MIAMI (CBS4) - Early on the morning of December 5, Eliseo Dellatore Castro, surrounded by friends and family, died at Jackson Memorial Hospital.

He was 63.

And his name wasn't really Eliseo Dellatore Castro.

His real name was Luis Franco and he was a convicted Colombian drug trafficker who had been an international federal fugitive for nearly 30 years.

So how does a man on the run for decades up at Jackson racking up hundreds of thousands of dollars in charity care at taxpayer expense? How could he have tricked the system into giving him free healthcare? Well to understand that we need to go back to 1982, and the early days of Miami's notorious Cocaine Cowboy era.

Franco would hire his fellow Colombians to swallow condoms filled with cocaine and fly into Miami International Airport. Franco would accompany the smugglers on the plane – paying for their tickets and making sure they didn't run with the merchandise. Franco made numerous trips between Bogotá and Miami before authorities caught on to his mule train and charged him with three counts of cocaine distribution.

"He was convicted of those charges," says Barry Golden, a spokesman for the U.S. Marshals Service. Golden told CBS4's Jim DeFede that while Franco was out on bond pending sentencing, he fled.
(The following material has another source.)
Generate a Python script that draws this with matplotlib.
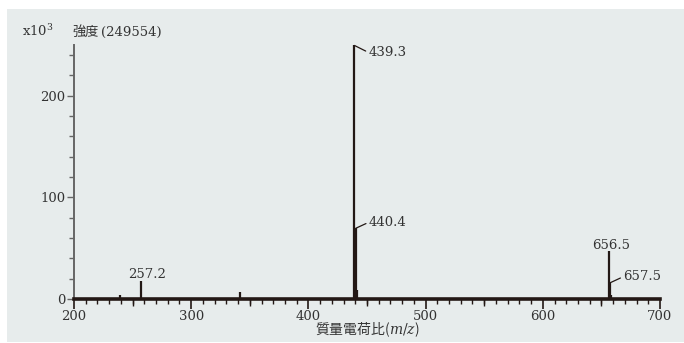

Golden said after hiding out in Colombia, Franco tried to sneak across the border at El Paso in 1996.where he was apprehended by Border Patrol agents. The only problem -- they didn't know who he really was.

"He began switching his name around, using different variations, switching his last name and his middle name," Golden told DeFede.

Franco pleaded guilty to a misdemeanor charge of illegally entering the country, was sentenced to probation by a judge in El Paso and then immediately deported home to Colombia.

Four months later, the FBI notified the Marshals Service that Franco's fingerprints matched those of a fugitive wanted in Miami.

Nevertheless, Franco found his own way back to South Florida, landing here sometime around 2000.

"And this time he came back into the US and obtained another fraudulent Florida driver's license under the name Elisio Del Torre," Golden explained.

Franco settled into a quiet gated complex in Doral with his wife Mery. He claimed to make a living as a mechanic. And in 2004 when he became ill and needed medical care he showed up at Jackson's doorstep.

For seven years received regular dialysis treatments. Sources say he possessed two fraudulent Medicare numbers and anything the government didn't cover the hospital wrote off as charity care.

Jackson officials wouldn't discuss the case citing federal privacy laws.

But when Franco died in December, word leaked out that the 63-year-old may not be who he claimed to be and that he might actually be a federal fugitive.

Authorities scrambled to see if it was true and confirmation wasn't hard to find -- Franco's death certificate listed both his fraudulent and real names.

But by the time authorities traced his body to a funeral home, they arrived too late. Franco's remains had been loaded on a plane and shipped home to Colombia. In the end, it turned out, Luis Franco had succeeded in staying one step ahead of the law in both life and death.

Golden says as far as the Marshals service is concerned the Luis Franco case is over.

"If another agency wants to look at charging family members with aiding and abetting, then that's on them, but from the Marshals service standpoint, it's closed," Golden said.